Currently the Sikeston FCA has about 250 members in Middle School, Junior High, Senior High and Fifth-Grade Center. The local FCA is the first in Missouri to have an FCA club, or huddle as they are called, in the fifth grade. Most huddles don't go below seventh grade.

"It's interesting that it was a student who initiated it in the fifth grade," Moyers said. "She approached a couple of teachers to be sponsors and wrote a letter to the principal. When they started out there were less than 10 kids in the organization there."Yet Kimberly Jennings takes no credit for any of it.

"I just thought we needed some Christian activities in the school," reasoned the 11-year-old. "But I really didn't do much of anything, Jesus did. It has turned out better than I thought it would but I'm not surprised because I knew it would happen if Jesus wanted it to happen."

Kimberly says she can tell FCA has changed the attitudes of some of the regular participants and would like to see more students involved. "Some people say 'oh cool, I'll try to come' and others say 'no, I don't think it's something I want to do.' It makes me sort of discouraged when they say no, but I know there will still be lots of people there." FCA in Middle School meets at 7:20 a.m. every Friday in Rick Oetting's room, Senior High's group is at 7:30 a.m. every Thursday in Kevin Self's room, students at Junior High meet at 7:30 p.m. on Fridays in Room 10 and the group at the Fifth-Grade Center meets at 7:45 a.m. on the first and third Tuesday at Southwest Elementary. "The neat thing is the kids are really young and it's going great," said Kathy Senter, huddle coach at the Fifth-Grade Center. "When we started it had never been done with this young of an age group before so it was all new territory. The children are so enthusiastic about it though, we had 70 at the last meeting and have given out over four cases of Bibles.

"It's an open club so anyone in the whole school system can come one time or every time, it's up to them," said Senter, who sponsors the group with fellow teachers Julie Bohannon, Jennifer Priday and Andrea Harper. "And it's a great opportunity to meet other boys and girls who they don't meet in their classrooms."Moyers said being involved in FCA teaches young people there's more to life than self-gain. "It's teaching them that life is better if it is God-centered than if it's self-centered, life's bigger than us, And really, if you want to get God's message out to people, they've got to see it in action."

Moyers stressed FCA doesn't touch on doctrinal issues, only the basics of the Bible.

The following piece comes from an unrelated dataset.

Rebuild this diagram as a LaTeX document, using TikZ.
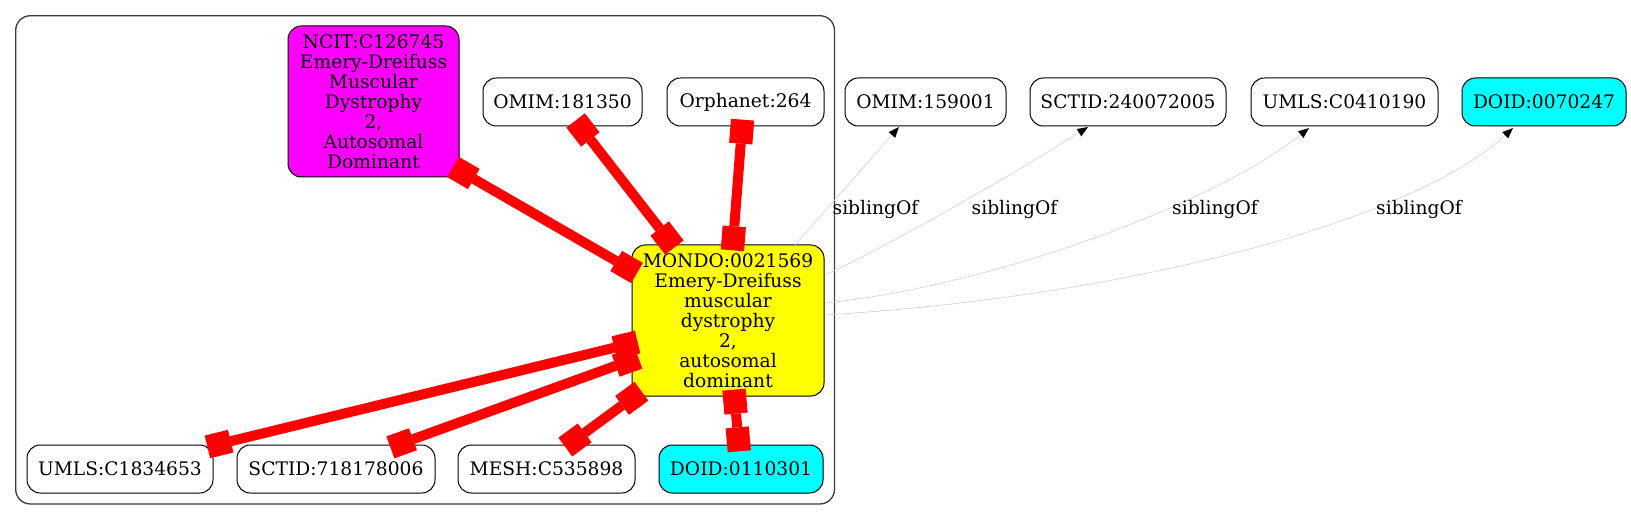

It is non-denominational and does not compete with local churches, rather it is designed to supplement them.

As an FCA captain at Junior High, Meredyth Moyers said she thinks FCA is a great idea. "It's fun and a great way for Christians and people who don't go to church to learn about Jesus. We need positive influence in school. There are teens on drugs and this gives them an alternative," said the 14-year-old. "It doesn't matter where you go to church or if you even go to church."